Amazon EC2 P5 instances: These GPU-based instances provide high performance for training models.

AWS Trainium and AWS Inferentia: Purpose-built accelerators for efficient inference.

Amazon SageMaker JumpStart’s ML Hub to accelerate your model development.

The developer’s responsibility is to build and deploy the model. For other task like LLM Ops, the developer need not create any custom code, as AWS has ready to use services.
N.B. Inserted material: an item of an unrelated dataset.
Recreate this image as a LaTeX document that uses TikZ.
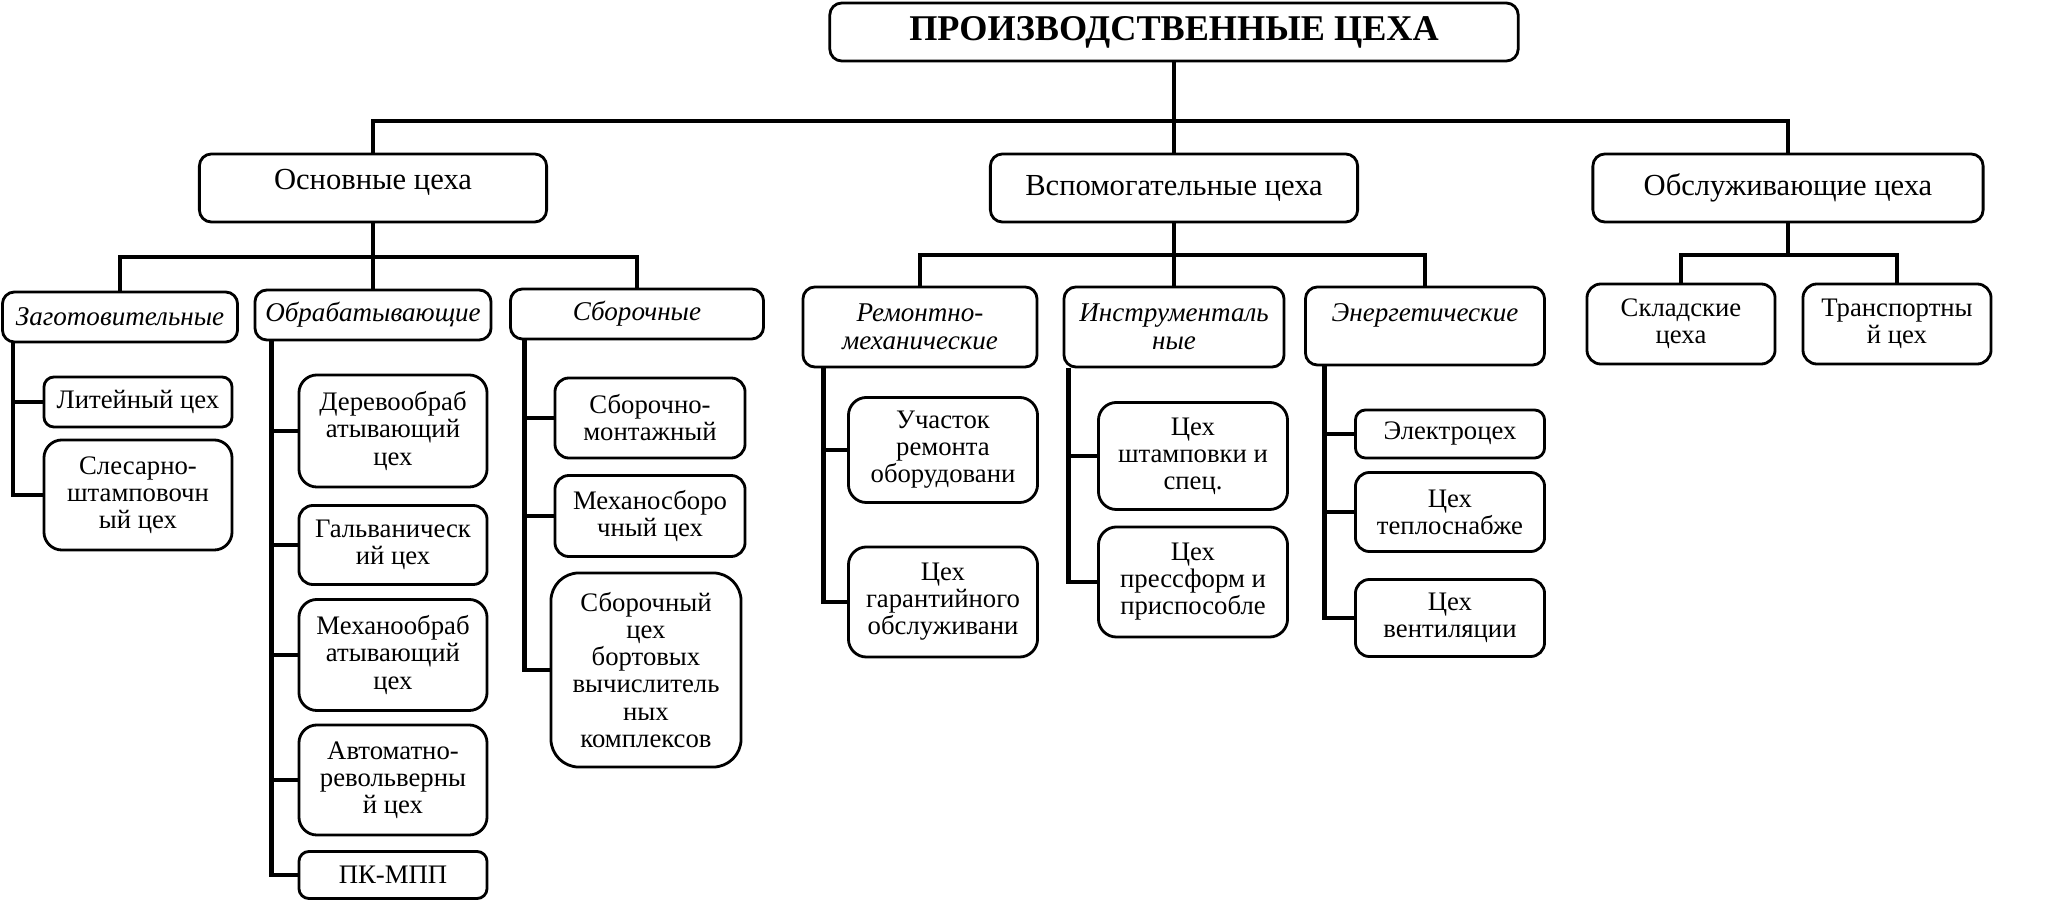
\documentclass[tikz,border=0pt]{standalone}
\usepackage{fontspec}
\setmainfont{Liberation Serif}
\usetikzlibrary{calc}

\begin{document}
\begin{tikzpicture}[x=0.01cm, y=-0.01cm,
  shop/.style={draw, line width=0.8pt, rounded corners=#1, align=center,
               inner sep=1pt, font=\fontsize{7.6}{7.7}\selectfont},
  shop/.default=1.4mm,
  group/.style={shop=1.2mm, font=\fontsize{7.7}{7.9}\selectfont\itshape},
  dept/.style={shop=1.2mm, font=\fontsize{8.7}{10}\selectfont,
               text height=6pt, text depth=1.5pt},
  link/.style={line width=1.3pt}]
  \useasboundingbox (0,0) rectangle (2048,919);

  % Top box
  \node[shop=1.2mm, minimum width=6.88cm, minimum height=0.58cm,
        font=\fontsize{10.3}{12}\selectfont\bfseries] (top) at (1174,32)
        {ПРОИЗВОДСТВЕННЫЕ ЦЕХА};

  % Three kinds of shops
  \node[dept, minimum width=3.47cm, minimum height=0.68cm, text depth=5pt]
        (osn) at (373,188) {Основные цеха};
  \node[dept, minimum width=3.67cm, minimum height=0.68cm]
        (vsp) at (1174,188) {Вспомогательные цеха};
  \node[dept, minimum width=3.90cm, minimum height=0.68cm]
        (obs) at (1788,188) {Обслуживающие цеха};

  % Groups
  \node[group, minimum width=2.35cm, minimum height=0.50cm] (zag) at (120,317) {Заготовительные};
  \node[group, minimum width=2.36cm, minimum height=0.50cm] (obr) at (373,315) {Обрабатывающие};
  \node[group, minimum width=2.53cm, minimum height=0.50cm] (sbr) at (637,314) {Сборочные};
  \node[group, minimum width=2.34cm, minimum height=0.80cm] (rem) at (920,327) {Ремонтно-\\механические};
  \node[group, minimum width=2.20cm, minimum height=0.80cm] (ins) at (1174,327) {Инструменталь\\ные};
  \node[group, minimum width=2.39cm, minimum height=0.78cm] (enr) at (1425,326) {Энергетические\\\mbox{}};
  \node[shop, minimum width=1.88cm, minimum height=0.80cm] (skl) at (1681,324) {Складские\\цеха};
  \node[shop, minimum width=1.88cm, minimum height=0.80cm] (trn) at (1897,324) {Транспортны\\й цех};

  % Procurement shops
  \node[shop=1mm, minimum width=1.88cm, minimum height=0.50cm] (lit) at (138,402) {Литейный цех};
  \node[shop=1.8mm, minimum width=1.88cm, minimum height=1.10cm] (sls) at (138,495) {Слесарно-\\штамповочн\\ый цех};

  % Processing shops
  \node[shop=1.8mm, minimum width=1.88cm, minimum height=1.12cm] (der) at (393,431) {Деревообраб\\атывающий\\цех};
  \node[shop, minimum width=1.88cm, minimum height=0.79cm] (glv) at (393,545) {Гальваническ\\ий цех};
  \node[shop=1.8mm, minimum width=1.88cm, minimum height=1.11cm] (mex) at (393,655) {Механообраб\\атывающий\\цех};
  \node[shop=1.8mm, minimum width=1.88cm, minimum height=1.10cm] (avt) at (393,780) {Автоматно-\\револьверны\\й цех};
  \node[shop=1mm, minimum width=1.88cm, minimum height=0.47cm] (pkm) at (393,875) {ПК-МПП};

  % Assembly shops
  \node[shop, minimum width=1.90cm, minimum height=0.80cm] (smn) at (650,418) {Сборочно-\\монтажный};
  \node[shop, minimum width=1.90cm, minimum height=0.81cm] (msb) at (650,516) {Механосборо\\чный цех};
  \node[shop=2.8mm, minimum width=1.90cm, minimum height=1.94cm] (bvk) at (646,670)
        {Сборочный\\цех\\бортовых\\вычислитель\\ных\\комплексов};

  % Auxiliary shops
  \node[shop=1.8mm, minimum width=1.89cm, minimum height=1.05cm] (uch) at (943,450) {Участок\\ремонта\\оборудовани};
  \node[shop=1.8mm, minimum width=1.89cm, minimum height=1.10cm] (gar) at (943,602) {Цех\\гарантийного\\обслуживани};
  \node[shop=1.8mm, minimum width=1.89cm, minimum height=1.07cm] (stm) at (1193,456) {Цех\\штамповки и\\спец.};
  \node[shop=1.8mm, minimum width=1.89cm, minimum height=1.10cm] (prs) at (1193,582) {Цех\\прессформ и\\приспособле};
  \node[shop=1mm, minimum width=1.89cm, minimum height=0.48cm] (elc) at (1450,434) {Электроцех};
  \node[shop, minimum width=1.89cm, minimum height=0.79cm] (tep) at (1450,512) {Цех\\теплоснабже};
  \node[shop, minimum width=1.89cm, minimum height=0.77cm] (ven) at (1450,618) {Цех\\вентиляции};

  % Buses
  \coordinate (bus1) at (1174,121);
  \coordinate (bus2) at (373,257);
  \coordinate (bus3) at (1174,255);
  \coordinate (bus4) at (1788,255);

  \draw[link] (top.south) -- (vsp.north);
  \draw[link] (osn.north) |- (bus1) -| (obs.north);

  \draw[link] (osn.south) -- (obr.north);
  \draw[link] (zag.north) |- (bus2) -| (sbr.north);
  \draw[link] (vsp.south) -- (ins.north);
  \draw[link] (rem.north) |- (bus3) -| (enr.north);
  \draw[link] (obs.south) -- (bus4);
  \draw[link] (skl.north) |- (bus4) -| (trn.north);

  % Side rails
  \foreach \c in {lit,sls}
    \draw[link] ([xshift=1.2mm]zag.south west) |- (\c.west);
  \foreach \c in {der,glv,mex,avt,pkm}
    \draw[link] ([xshift=1.8mm]obr.south west) |- (\c.west);
  \foreach \c in {smn,msb,bvk}
    \draw[link] ([xshift=1.55mm]sbr.south west) |- (\c.west);
  \foreach \c in {uch,gar}
    \draw[link] ([xshift=2.2mm]rem.south west) |- (\c.west);
  \foreach \c in {stm,prs}
    \draw[link] ([xshift=0.6mm]ins.south west) |- (\c.west);
  \foreach \c in {elc,tep,ven}
    \draw[link] ([xshift=2.05mm]enr.south west) |- (\c.west);
\end{tikzpicture}
\end{document}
The key services to complete an AWS based serverless Generative AI architecture are:

  1. Serverless Compute: AWS Lambda, allows us to run code in response to events without managing servers.
  2. Generative AI Models: Amazon Bedrock provides access to foundation models from Amazon and select third-party providers via a simple API. These models serve as the building blocks for generative AI applications.
  3. API Endpoint Creation: API endpoint that accepts POST requests. For example, you can send a POST request to an Generative AI endpoint. For this, AWS API Gateway will be a good choice.
  4. Response Generation: When you send a prompt, Amazon Bedrock generates a response. AWS Lambda can be invoked via API Gateway and it can fetch response from the End Point.

High Level Solution:

Serverless LLM

In my previous posts, I have explained how to provision API gateway, set up end point etc. This is inline with those only the target endpoint will interact with the AWS Bedrock Agents. The code snippet to invoke a titan text model is given below:

bedrock_client = session.client(service_name="bedrock",config=retry_config,**client_kwargs )
prompt = "can you get me the previous day sales"
body = json.dumps({"inputText": prompt})
modelId = "amazon.titan-tg1-large"
accept = "application/json"
contentType = "application/json"
response = bedrock_client.invoke_model_with_response_stream(
body=body, modelId=modelId, accept=accept, contentType=contentType
)

Detailed Reference:

For InvokeModelWithResponseStream, response is returned as stream so while designing the app layer one should consider this.

Conclusion

As we have seen above, there is no necessity to provision capacity, manage infrastructure or write custom code — Amazon Bedrock handles prompt engineering, etc. Developers need to associate a knowledge base with the agent for end users to interact with the model. Data Engineering and Architecture will play a pivotal role while designing the data models and creating the training datasets. The foundation models like Bedrock along with self fine tuning stack (like SFT Trainer) will find a place in the existing Data & AI department of organizations and Customer Facing SaaS products.

--

--